Tensor product of quotient rings of polynomial rings

Question

I am reading Algebraic Geometry, Vol 1, Kenji Ueno. My problem is that $$k\left[ x,y,t\right]/\left(xy-t\right)\otimes_{k\left[t\right]}k\left[t\right]/\left(t-a\right) \simeq k\left[x,y\right]/\left(xy-a\right) $$ where $k$ is a field and $a$ is an element in $k$. I don't understand how it works. I tried to use the result $$R\otimes_A A/I =R/IR,$$ where $A$ and $R$ are commutative rings and $I$ is an ideal of $A$. Then I obtain $$LHS=\left[k\left[ x,y,t\right]/\left(xy-t\right)\right]/\left[\left(t-a\right)k\left[ x,y,t\right]/\left(xy-t\right)\right].$$ But now it seems be hard to manage. Please help me. Thank you very much for helps.

Answer 1

First check the isomorphism $$k[x,y,t]\otimes_{k[t]} k[t]\simeq k[x,y,t]$$ where the isomorphism is $$a\otimes b\mapsto ab.$$

Next note that the ideal $(t-a)$ on the right hand side corresponds to the ideal $(1\otimes (t-a))$ on the left. This gives the isomorphism

$$k[x,y,t]\otimes_{k[t]} k[t]/(t-a)\simeq k[x,y]$$

where the map is $$p(x,y,t)\otimes 1\mapsto p(x,y,a)$$

And finally the ideals $((xy-t)\otimes 1)$ and $(xy-a)$ correspond.

Answer 2

Let $R=k[x,y,t]/(xy-t)$.

Consider the surjective map $R \to k[x,y]/(xy-a)$ given by $x \mapsto x, y \mapsto y, t \mapsto a$.

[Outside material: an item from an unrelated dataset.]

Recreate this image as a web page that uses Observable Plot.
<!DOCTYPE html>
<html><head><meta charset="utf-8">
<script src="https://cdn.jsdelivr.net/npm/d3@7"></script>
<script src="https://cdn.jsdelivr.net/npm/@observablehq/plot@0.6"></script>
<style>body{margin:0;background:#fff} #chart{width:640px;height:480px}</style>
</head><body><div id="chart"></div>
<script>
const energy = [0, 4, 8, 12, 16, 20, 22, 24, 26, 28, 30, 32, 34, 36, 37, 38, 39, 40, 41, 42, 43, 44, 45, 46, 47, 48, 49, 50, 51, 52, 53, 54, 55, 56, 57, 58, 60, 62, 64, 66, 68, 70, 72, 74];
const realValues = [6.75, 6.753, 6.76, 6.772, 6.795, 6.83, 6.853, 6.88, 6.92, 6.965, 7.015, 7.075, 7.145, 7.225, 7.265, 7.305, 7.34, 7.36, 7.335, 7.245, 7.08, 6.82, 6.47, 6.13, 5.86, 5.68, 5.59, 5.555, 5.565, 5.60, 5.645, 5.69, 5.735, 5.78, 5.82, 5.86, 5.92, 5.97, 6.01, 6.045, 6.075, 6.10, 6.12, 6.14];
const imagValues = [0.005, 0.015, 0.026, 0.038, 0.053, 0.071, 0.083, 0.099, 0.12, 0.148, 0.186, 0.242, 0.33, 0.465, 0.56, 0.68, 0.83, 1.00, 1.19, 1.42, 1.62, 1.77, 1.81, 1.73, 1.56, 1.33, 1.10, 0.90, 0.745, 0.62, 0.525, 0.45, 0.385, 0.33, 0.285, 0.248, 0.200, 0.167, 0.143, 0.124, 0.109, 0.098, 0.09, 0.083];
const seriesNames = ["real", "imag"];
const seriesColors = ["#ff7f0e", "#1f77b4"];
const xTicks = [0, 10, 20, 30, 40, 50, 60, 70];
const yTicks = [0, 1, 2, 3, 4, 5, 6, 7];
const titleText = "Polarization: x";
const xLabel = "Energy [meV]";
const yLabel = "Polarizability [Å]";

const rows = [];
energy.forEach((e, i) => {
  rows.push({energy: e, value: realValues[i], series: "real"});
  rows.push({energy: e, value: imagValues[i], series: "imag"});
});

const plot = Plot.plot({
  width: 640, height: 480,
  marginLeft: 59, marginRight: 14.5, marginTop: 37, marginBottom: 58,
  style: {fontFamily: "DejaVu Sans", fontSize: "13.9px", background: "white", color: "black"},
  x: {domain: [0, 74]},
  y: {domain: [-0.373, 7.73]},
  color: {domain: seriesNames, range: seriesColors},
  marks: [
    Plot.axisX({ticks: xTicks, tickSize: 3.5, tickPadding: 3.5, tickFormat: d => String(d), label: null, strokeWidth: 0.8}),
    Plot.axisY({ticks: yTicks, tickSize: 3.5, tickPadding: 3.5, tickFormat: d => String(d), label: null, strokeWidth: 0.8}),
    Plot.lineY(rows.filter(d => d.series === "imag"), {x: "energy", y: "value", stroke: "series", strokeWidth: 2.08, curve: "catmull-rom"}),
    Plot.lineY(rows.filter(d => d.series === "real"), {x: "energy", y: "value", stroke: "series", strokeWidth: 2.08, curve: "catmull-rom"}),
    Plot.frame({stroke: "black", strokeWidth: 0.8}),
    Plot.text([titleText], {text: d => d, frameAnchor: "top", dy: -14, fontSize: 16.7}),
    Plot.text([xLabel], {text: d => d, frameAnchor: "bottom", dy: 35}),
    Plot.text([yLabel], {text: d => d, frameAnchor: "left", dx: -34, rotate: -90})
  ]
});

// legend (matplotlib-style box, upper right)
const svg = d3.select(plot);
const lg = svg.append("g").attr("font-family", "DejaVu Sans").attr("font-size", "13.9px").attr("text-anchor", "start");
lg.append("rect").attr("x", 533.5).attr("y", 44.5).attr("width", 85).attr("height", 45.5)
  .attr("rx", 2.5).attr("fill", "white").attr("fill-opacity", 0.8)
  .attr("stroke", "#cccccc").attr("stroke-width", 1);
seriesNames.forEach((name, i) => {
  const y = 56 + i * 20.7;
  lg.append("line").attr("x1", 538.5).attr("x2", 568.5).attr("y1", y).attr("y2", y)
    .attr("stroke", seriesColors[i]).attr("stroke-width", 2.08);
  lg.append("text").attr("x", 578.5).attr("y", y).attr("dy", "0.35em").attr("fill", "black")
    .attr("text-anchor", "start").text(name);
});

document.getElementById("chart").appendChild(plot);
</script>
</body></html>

We have to show that the kernel is the principal ideal $(t-a)R$, because this shows $R/(t-a)R \cong k[x,y]/(x-a)$ as desired.

Clearly $t-a$ is contained in the kernel. On the other hand, let $f \in R$ be contained in the kernel, i.e. $f(x,y,a) \in (xy-a)$. Division with remainder yields $f(x,y,t) = (t-a)g(x,y,t) + r(x,y)$. Evaluate at $t=a$ to get $r(x,y) \in (xy-a)$. Thus we have $f \in (t-a,xy-a)=(t-a,xy-t)$, i.e. $f \in (t-a)R$.